Inspirer d’autres régions : pistes et conseils pour adopter la tradition norvégienne
La toiture en herbe, longtemps réservée aux paysages scandinaves, séduit désormais au-delà des frontières. Dans les Alpes, à Chamonix, des architectes adaptent le principe sur des chalets et des refuges, cherchant à conjuguer performance thermique et respect du site. L’idée fait son chemin jusque dans les grandes villes, où collectifs et associations accompagnent les habitants, comme à Bruxelles ou Stockholm.
Pour envisager un toit végétalisé inspiré de la tradition norvégienne, il convient d’intégrer quelques points clés. Voici, résumés, les éléments à prendre en compte avant de se lancer :
- Évaluer la capacité de la charpente à supporter la charge supplémentaire du substrat et des végétaux.

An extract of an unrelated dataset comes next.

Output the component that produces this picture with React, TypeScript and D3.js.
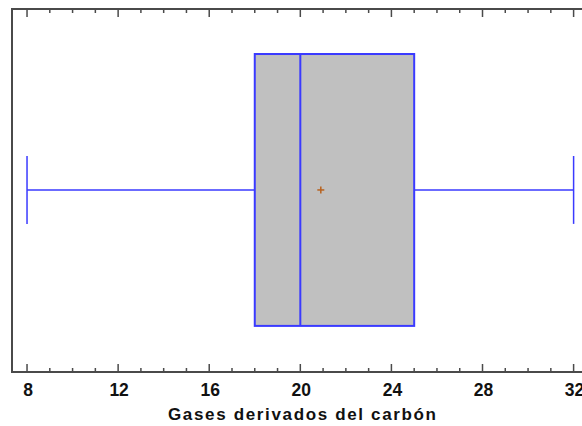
import React from "react";
import * as d3 from "d3";

// Summary statistics for the distribution
const variableName = "Gases derivados del carbón";
const minValue = [8];
const q1Value = [18];
const medianValue = [20];
const q3Value = [25];
const maxValue = [32];
const meanValue = [20.9];
const majorTicks = [8, 12, 16, 20, 24, 28, 32];

const W = 582;
const H = 426;
const frame = { left: 12, top: 9, right: 590, bottom: 372 };

export default function App() {
  const x = d3.scaleLinear().domain([7.34, 32.72]).range([frame.left, frame.right]);
  // vertical position within the plot, 0 = top, 1 = bottom
  const y = d3.scaleLinear().domain([0, 1]).range([frame.top, frame.bottom]);

  const boxTop = y(0.124);
  const boxBot = y(0.873);
  const mid = y(0.4985);
  const capTop = y(0.405);
  const capBot = y(0.592);

  const minorTicks = d3.range(8, 33, 1).filter((v) => !majorTicks.includes(v));

  const blue = "#3a3aff";
  const frameColor = "#4a4a4a";

  return (
    <svg
      width={W}
      height={H}
      style={{ position: "absolute", left: 0, top: 0, display: "block", background: "#fff" }}
      fontFamily="'Liberation Sans', Arial, sans-serif"
    >
      {/* whiskers */}
      <line x1={x(minValue[0])} x2={x(q1Value[0])} y1={mid} y2={mid} stroke={blue} strokeWidth={1.5} />
      <line x1={x(q3Value[0])} x2={x(maxValue[0])} y1={mid} y2={mid} stroke={blue} strokeWidth={1.5} />
      <line x1={x(minValue[0])} x2={x(minValue[0])} y1={capTop} y2={capBot} stroke={blue} strokeWidth={1.5} />
      <line x1={x(maxValue[0])} x2={x(maxValue[0])} y1={capTop} y2={capBot} stroke={blue} strokeWidth={1.5} />

      {/* box */}
      <rect
        x={x(q1Value[0])}
        y={boxTop}
        width={x(q3Value[0]) - x(q1Value[0])}
        height={boxBot - boxTop}
        fill="#c0c0c0"
        stroke={blue}
        strokeWidth={2}
      />
      <line x1={x(medianValue[0])} x2={x(medianValue[0])} y1={boxTop} y2={boxBot} stroke={blue} strokeWidth={2} />

      {/* mean marker */}
      <g stroke="#b8621e" strokeWidth={1.5}>
        <line x1={x(meanValue[0]) - 3.5} x2={x(meanValue[0]) + 3.5} y1={mid} y2={mid} />
        <line x1={x(meanValue[0])} x2={x(meanValue[0])} y1={mid - 3.5} y2={mid + 3.5} />
      </g>

      {/* frame */}
      <rect
        x={frame.left}
        y={frame.top}
        width={frame.right - frame.left}
        height={frame.bottom - frame.top}
        fill="none"
        stroke={frameColor}
        strokeWidth={2}
      />

      {/* ticks */}
      <g stroke={frameColor} strokeWidth={1.5}>
        {majorTicks.map((t) => (
          <g key={"M" + t}>
            <line x1={x(t)} x2={x(t)} y1={frame.bottom} y2={frame.bottom - 8} />
            <line x1={x(t)} x2={x(t)} y1={frame.top} y2={frame.top + 8} />
          </g>
        ))}
        {minorTicks.map((t) => (
          <g key={"m" + t}>
            <line x1={x(t)} x2={x(t)} y1={frame.bottom} y2={frame.bottom - 4} />
            <line x1={x(t)} x2={x(t)} y1={frame.top} y2={frame.top + 4} />
          </g>
        ))}
      </g>

      {/* tick labels */}
      {majorTicks.map((t) => (
        <text
          key={"l" + t}
          x={x(t) + 1}
          y={396}
          textAnchor="middle"
          fontSize={17.5}
          fontWeight="bold"
          fill="#111"
        >
          {t}
        </text>
      ))}

      <text
        x={302}
        y={420}
        textAnchor="middle"
        fontSize={17}
        fontWeight="bold"
        fill="#111"
        textLength={268}
        lengthAdjust="spacing"
      >
        {variableName}
      </text>
    </svg>
  );
}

- Mettre en place une étanchéité irréprochable et un système de drainage efficace.
- Associer, si besoin, le toit en herbe à des panneaux solaires pour combiner production d’énergie et sobriété.
Privilégier un substrat adapté, local, capable de retenir l’eau sans alourdir l’ensemble, et sélectionner des plantes autochtones (sédum, herbes basses, mousse ou thym) selon l’exposition, sont des réflexes partagés par les professionnels. Des structures comme la scandinavian green roof association, ou des organismes en Wallonie et à Bruxelles, proposent guides, retours d’expérience et aides financières pour accompagner les projets. La tradition norvégienne, autrefois transmise dans les fermes, s’enseigne aujourd’hui aussi bien dans les écoles d’architecture que sur les chantiers participatifs. La toiture végétale devient ainsi un pont entre passé et futur, entre patrimoine et transition écologique.
Regarder un toit en herbe norvégien, c’est voir la mémoire vivante d’une terre, mais aussi l’esquisse d’un autre rapport au monde : une architecture qui s’efface pour mieux laisser place à la nature, et où la modernité s’écrit, littéralement, à la racine.